-- START RECORDS FOR THE EXERCISE --

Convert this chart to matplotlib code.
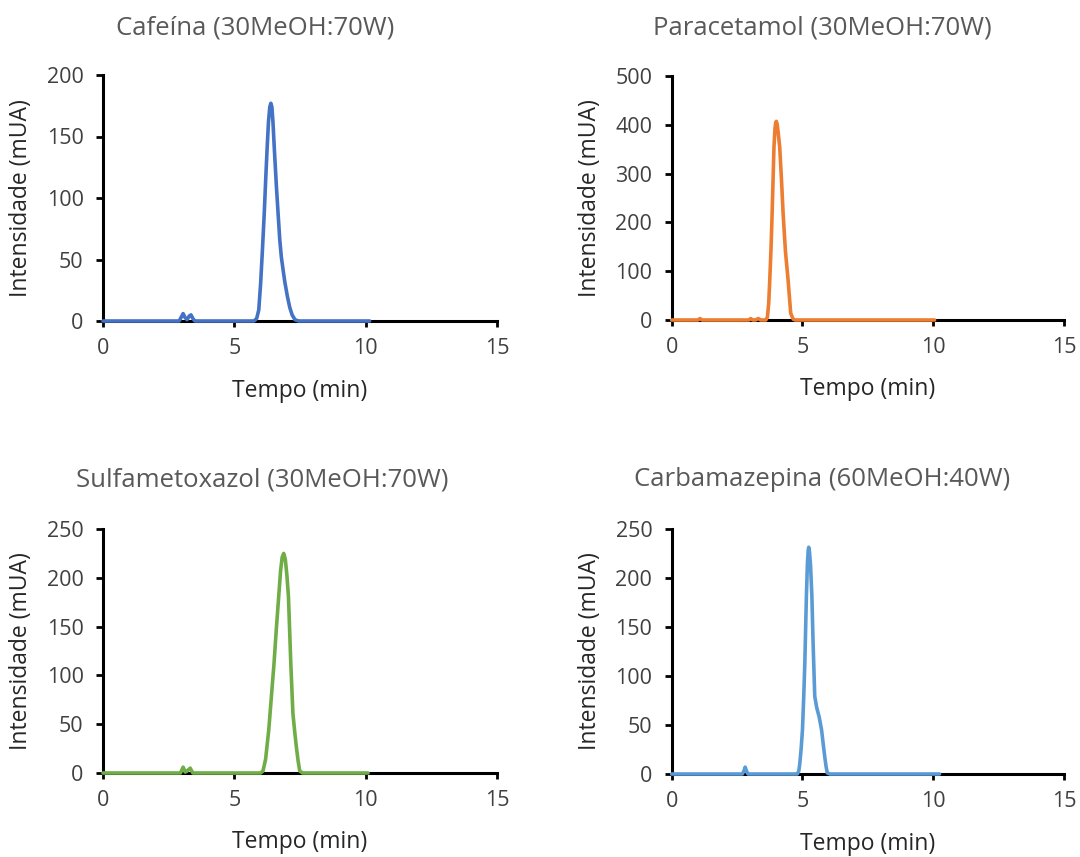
import matplotlib
matplotlib.use("Agg")
import matplotlib.pyplot as plt

plt.rcParams['font.family'] = ['Open Sans', 'DejaVu Sans']

# ---------------- data ----------------
caf_t = [0, 2.9, 3.0, 3.05, 3.12, 3.2, 3.28, 3.35, 3.42, 3.5, 5.75, 5.85, 5.93, 6.0, 6.07,
         6.14, 6.2, 6.25, 6.3, 6.35, 6.39, 6.43, 6.47, 6.52, 6.6, 6.67, 6.73, 6.79, 6.86,
         6.92, 7.02, 7.11, 7.2, 7.31, 7.45, 10.15]
caf_i = [0, 0, 4, 6, 3, 1, 4, 5, 2, 0, 0, 2, 9, 30, 58, 88, 118, 141, 162, 174, 177, 174,
         162, 141, 110, 86, 66, 52, 41, 32, 20, 11, 5, 1, 0, 0]

par_t = [0, 1.0, 1.08, 1.16, 2.95, 3.02, 3.1, 3.2, 3.31, 3.4, 3.6, 3.66, 3.71, 3.75, 3.8,
         3.84, 3.91, 3.95, 3.98, 4.0, 4.03, 4.07, 4.13, 4.2, 4.26, 4.35, 4.45, 4.55, 4.64,
         4.72, 10.05]
par_i = [0, 0, 3, 0, 0, 3, 0, 0, 3, 0, 0, 6, 35, 82, 150, 218, 354, 393, 405, 407, 402,
         385, 354, 285, 218, 140, 82, 14, 2, 0, 0]

sul_t = [0, 2.95, 3.05, 3.13, 3.2, 3.32, 3.42, 6.0, 6.09, 6.19, 6.31, 6.41, 6.51, 6.6,
         6.69, 6.76, 6.82, 6.88, 6.94, 7.0, 7.06, 7.15, 7.23, 7.3, 7.36, 7.43, 7.49, 7.6,
         10.09]
sul_i = [0, 0, 6, 1, 2, 5, 0, 0, 2, 14, 44, 78, 112, 148, 181, 207, 221, 225, 219, 203,
         181, 112, 61, 42, 27, 12, 2, 0, 0]

car_t = [0, 2.7, 2.76, 2.81, 2.86, 2.92, 4.8, 4.86, 4.9, 4.95, 5.0, 5.05, 5.09, 5.15,
         5.19, 5.22, 5.24, 5.27, 5.31, 5.36, 5.41, 5.47, 5.55, 5.64, 5.73, 5.8, 5.85, 5.9,
         5.95, 6.05, 10.24]
car_i = [0, 0, 3, 7, 3, 0, 0, 3, 11, 26, 45, 80, 113, 181, 215, 228, 231, 226, 212, 181,
         130, 79, 67, 58, 45, 29, 18, 8, 1, 0, 0]

titles = ["Cafeína (30MeOH:70W)", "Paracetamol (30MeOH:70W)",
          "Sulfametoxazol (30MeOH:70W)", "Carbamazepina (60MeOH:40W)"]
y_max = [200, 500, 250, 250]
y_step = [50, 100, 50, 50]
colors = ["#4472C4", "#ED7D31", "#70AD47", "#5B9BD5"]

# ---------------- figure ----------------
W, H = 1080, 857
fig = plt.figure(figsize=(W / 100, H / 100), dpi=100)

# axes boxes in pixels: left, bottom(y of zero), right, top
boxes = [(103, 321, 497, 75), (671.7, 320, 1064, 76),
         (103, 773, 497, 529), (671.7, 774, 1064, 528.6)]
title_pos = [(255, 28), (822, 28), (262, 480), (822, 480)]
series = [(caf_t, caf_i), (par_t, par_i), (sul_t, sul_i), (car_t, car_i)]

for k in range(4):
    l, b, r, t = boxes[k]
    ax = fig.add_axes([l / W, 1 - b / H, (r - l) / W, (b - t) / H])
    tt, ii = series[k]
    ax.plot(tt, ii, color=colors[k], lw=2.6, solid_joinstyle='round',
            solid_capstyle='round', zorder=5, clip_on=False)

    ax.set_xlim(0, 15)
    ax.set_ylim(0, y_max[k])
    ax.set_xticks([0, 5, 10, 15])
    ax.set_yticks(range(0, y_max[k] + 1, y_step[k]))

    for side in ["top", "right"]:
        ax.spines[side].set_visible(False)
    for side in ["left", "bottom"]:
        ax.spines[side].set_linewidth(2.2)
        ax.spines[side].set_color("black")

    ax.tick_params(axis='y', direction='out', length=5, width=2, pad=9,
                   labelsize=15.5, labelcolor="#404040")
    ax.tick_params(axis='x', direction='out', length=4.5, width=2, pad=8,
                   labelsize=15.5, labelcolor="#404040")

    ax.set_xlabel("Tempo (min)", fontsize=16.5, color="#262626")
    ax.xaxis.set_label_coords(0.5, -0.235)
    ax.set_ylabel("Intensidade (mUA)", fontsize=16.5, color="#262626")
    ax.yaxis.set_label_coords(-0.178, 0.5)

    tx, ty = title_pos[k]
    fig.text(tx / W, 1 - ty / H, titles[k], fontsize=18.5, color="#595959",
             ha="center", va="center")

fig.savefig("out.png", dpi=100)
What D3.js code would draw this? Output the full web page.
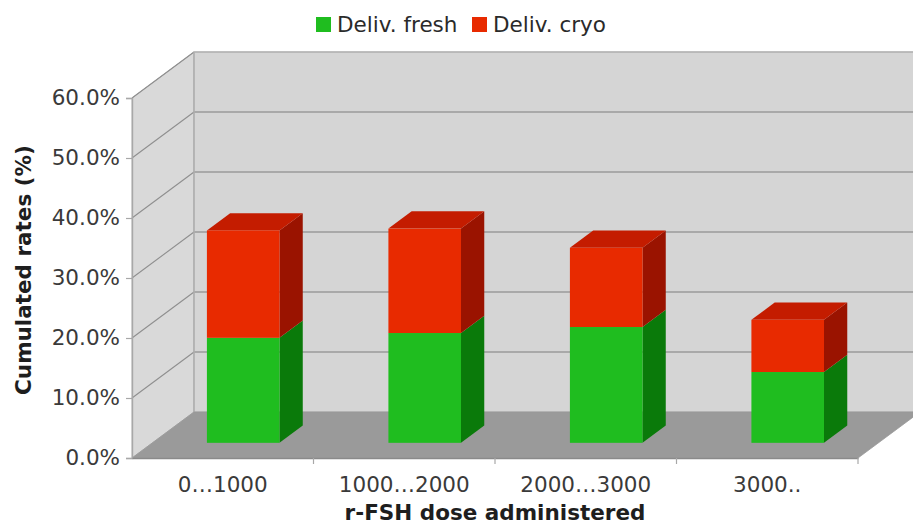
<!DOCTYPE html>
<html>
<head>
<meta charset="utf-8">
<script src="https://cdn.jsdelivr.net/npm/d3@7"></script>
<style>
  html, body { margin: 0; padding: 0; background: #ffffff; }
  svg { display: block; font-family: "DejaVu Sans", Verdana, sans-serif; }
</style>
</head>
<body>
<svg id="chart" width="913" height="525"></svg>
<script>
// Dose groups and stacked delivery rates (%)
const categories = ["0…1000", "1000…2000", "2000…3000", "3000.."];
const fresh = [17.5, 18.3, 19.3, 11.8];
const cryo = [17.9, 17.4, 13.2, 8.7];
const seriesNames = ["Deliv. fresh", "Deliv. cryo"];
const yTicks = [0, 10, 20, 30, 40, 50, 60];

const svg = d3.select("#chart");

// Front plane of the 3D box and depth offset
const plotLeft = 132, plotRight = 858, plotBottom = 458, plotTop = 98;
const DX = 62, DY = 46;                  // full depth shift
const zFront = 0.33, zBack = 0.705;      // bar depth range (fraction of depth)

const x = d3.scaleBand().domain(categories).range([plotLeft, plotRight])
  .paddingInner(0.6).paddingOuter(0.3);
const y = d3.scaleLinear().domain([0, 60]).range([plotBottom, plotTop]);

const P = (px, py, z) => [px + z * DX, py - z * DY];
const poly = pts => pts.map(p => p.join(",")).join(" ");

// Left side wall
svg.append("polygon")
  .attr("points", poly([P(plotLeft, y(60), 0), P(plotLeft, y(60), 1), P(plotLeft, y(0), 1), P(plotLeft, y(0), 0)]))
  .attr("fill", "#d9d9d9").attr("stroke", "#b4b4b4").attr("stroke-width", 1);

// Back wall
svg.append("polygon")
  .attr("points", poly([P(plotLeft, y(60), 1), P(plotRight, y(60), 1), P(plotRight, y(0), 1), P(plotLeft, y(0), 1)]))
  .attr("fill", "#d5d5d5").attr("stroke", "#b4b4b4").attr("stroke-width", 1.2);

// Gridlines: diagonal on the side wall, horizontal on the back wall
const grid = svg.append("g");
yTicks.filter(d => d > 0).forEach(d => {
  grid.append("line")
    .attr("x1", P(plotLeft, y(d), 0)[0]).attr("y1", P(plotLeft, y(d), 0)[1])
    .attr("x2", P(plotLeft, y(d), 1)[0]).attr("y2", P(plotLeft, y(d), 1)[1])
    .attr("stroke", "#8f8f8f").attr("stroke-width", 1.1);
  grid.append("line")
    .attr("x1", P(plotLeft, y(d), 1)[0]).attr("y1", P(plotLeft, y(d), 1)[1])
    .attr("x2", P(plotRight, y(d), 1)[0]).attr("y2", P(plotRight, y(d), 1)[1])
    .attr("stroke", d === 60 ? "#b4b4b4" : "#9a9a9a").attr("stroke-width", 1.6);
});
// Back wall left edge
svg.append("line")
  .attr("x1", P(plotLeft, y(60), 1)[0]).attr("y1", P(plotLeft, y(60), 1)[1])
  .attr("x2", P(plotLeft, y(0), 1)[0]).attr("y2", P(plotLeft, y(0), 1)[1])
  .attr("stroke", "#b0b0b0").attr("stroke-width", 1.4);

// Floor
svg.append("polygon")
  .attr("points", poly([P(plotLeft, y(0), 0), P(plotRight, y(0), 0), P(plotRight, y(0), 1), P(plotLeft, y(0), 1)]))
  .attr("fill", "#9a9a9a").attr("stroke", "#9a9a9a").attr("stroke-width", 0.8);

// Stacked 3D bars
const stack = d3.stack().keys([0, 1]).value((d, k) => d[k]);
const rows = categories.map((c, i) => [fresh[i], cryo[i]]);
const layers = stack(rows);
const colors = [
  { front: "#1fbd1f", side: "#0a7a0a", top: "#139a13" },
  { front: "#e82a00", side: "#9a1300", top: "#c41c00" }
];

const bars = svg.append("g");
categories.forEach((c, i) => {
  const x0 = x(c), x1 = x(c) + x.bandwidth();
  layers.forEach((layer, k) => {
    const [v0, v1] = layer[i];
    const col = colors[k];
    const g = bars.append("g");
    // right side face
    g.append("polygon")
      .attr("points", poly([P(x1, y(v0), zFront), P(x1, y(v0), zBack), P(x1, y(v1), zBack), P(x1, y(v1), zFront)]))
      .attr("fill", col.side);
    // top face (visible on the upper segment)
    if (k === layers.length - 1) {
      g.append("polygon")
        .attr("points", poly([P(x0, y(v1), zFront), P(x1, y(v1), zFront), P(x1, y(v1), zBack), P(x0, y(v1), zBack)]))
        .attr("fill", col.top);
    }
    // front face
    const f0 = P(x0, y(v1), zFront), f1 = P(x1, y(v0), zFront);
    g.append("rect")
      .attr("x", f0[0]).attr("y", f0[1])
      .attr("width", f1[0] - f0[0]).attr("height", f1[1] - f0[1])
      .attr("fill", col.front);
  });
});

// Y axis on the front-left edge
const yAxis = d3.axisLeft(y).tickValues(yTicks)
  .tickFormat(d => d.toFixed(1) + "%").tickSize(6).tickPadding(6);
const gy = svg.append("g").attr("transform", `translate(${plotLeft},0)`).call(yAxis);
gy.select(".domain").attr("stroke", "#a8a8a8").attr("stroke-width", 1.4);
gy.selectAll(".tick line").attr("stroke", "#a8a8a8").attr("stroke-width", 1.2);
gy.selectAll(".tick text").attr("fill", "#3a3a3a")
  .style("font-size", "21.5px").style("font-family", "DejaVu Sans, Verdana, sans-serif");

// X axis along the front floor edge
const xAxis = d3.axisBottom(x).tickSize(0).tickPadding(19);
const gx = svg.append("g").attr("transform", `translate(0,${plotBottom})`).call(xAxis);
gx.select(".domain").attr("stroke", "#8a8a8a").attr("stroke-width", 1.4);
gx.selectAll(".tick text").attr("fill", "#3a3a3a")
  .style("font-size", "21.5px").style("font-family", "DejaVu Sans, Verdana, sans-serif");
// Category boundary ticks
const bounds = categories.map(c => x(c) - x.step() * x.paddingInner() / 2).slice(1).concat([plotRight]);
gx.selectAll("line.bound").data(bounds).join("line").attr("class", "bound")
  .attr("x1", d => d).attr("x2", d => d).attr("y1", 0).attr("y2", 6)
  .attr("stroke", "#a8a8a8").attr("stroke-width", 1.2);

// Axis titles
svg.append("text")
  .attr("x", (plotLeft + plotRight) / 2).attr("y", 520)
  .attr("text-anchor", "middle").attr("font-weight", "bold")
  .attr("font-size", 21.5).attr("fill", "#1e1e1e")
  .text("r-FSH dose administered");
svg.append("text")
  .attr("transform", "translate(31,270) rotate(-90)")
  .attr("text-anchor", "middle").attr("font-weight", "bold")
  .attr("font-size", 21.5).attr("fill", "#1e1e1e")
  .text("Cumulated rates (%)");

// Legend
const legend = svg.append("g");
const legendX = [316, 472];
seriesNames.forEach((name, k) => {
  legend.append("rect")
    .attr("x", legendX[k]).attr("y", 17).attr("width", 15).attr("height", 15)
    .attr("fill", colors[k].front);
  legend.append("text")
    .attr("x", legendX[k] + 21).attr("y", 32)
    .attr("font-size", 21.5).attr("fill", "#2a2a2a")
    .text(name);
});
</script>
</body>
</html>
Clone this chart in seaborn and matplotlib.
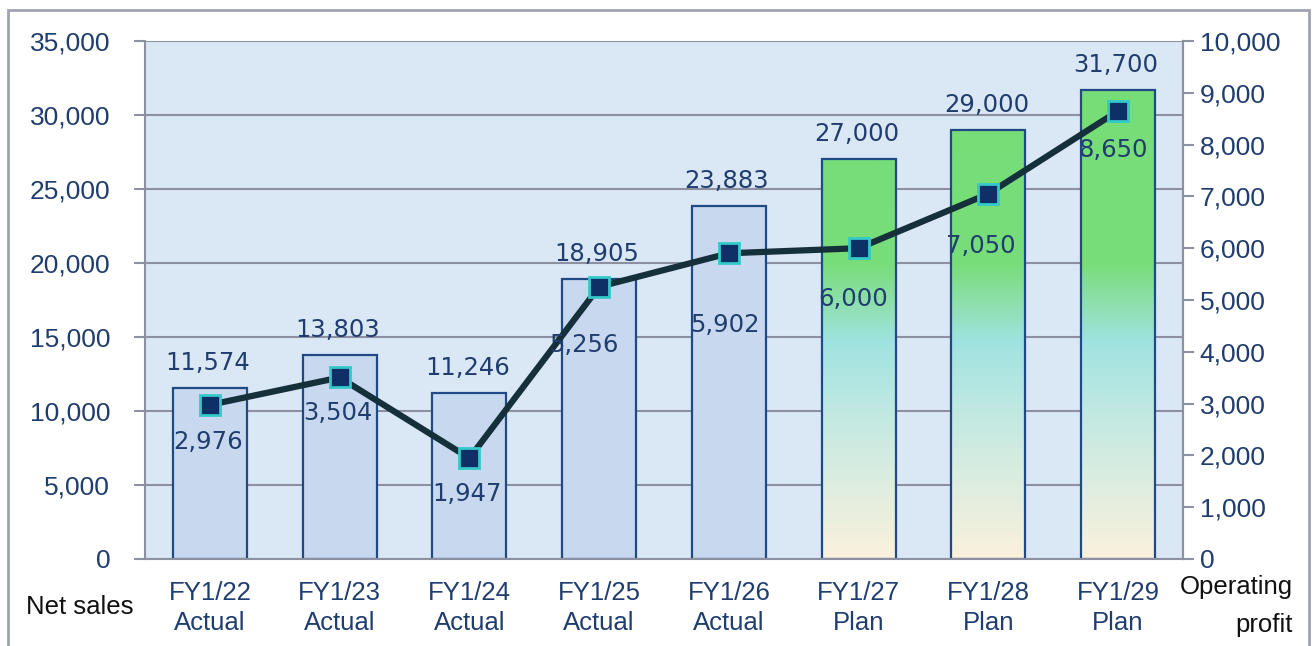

-- END RECORDS FOR THE EXERCISE --

DIRECTIVE: From the entries above, copy each line holding "chart".

TASK ANSWER:
Convert this chart to matplotlib code.
<svg id="chart" width="913" height="525"></svg>
const svg = d3.select("#chart");
Clone this chart in seaborn and matplotlib.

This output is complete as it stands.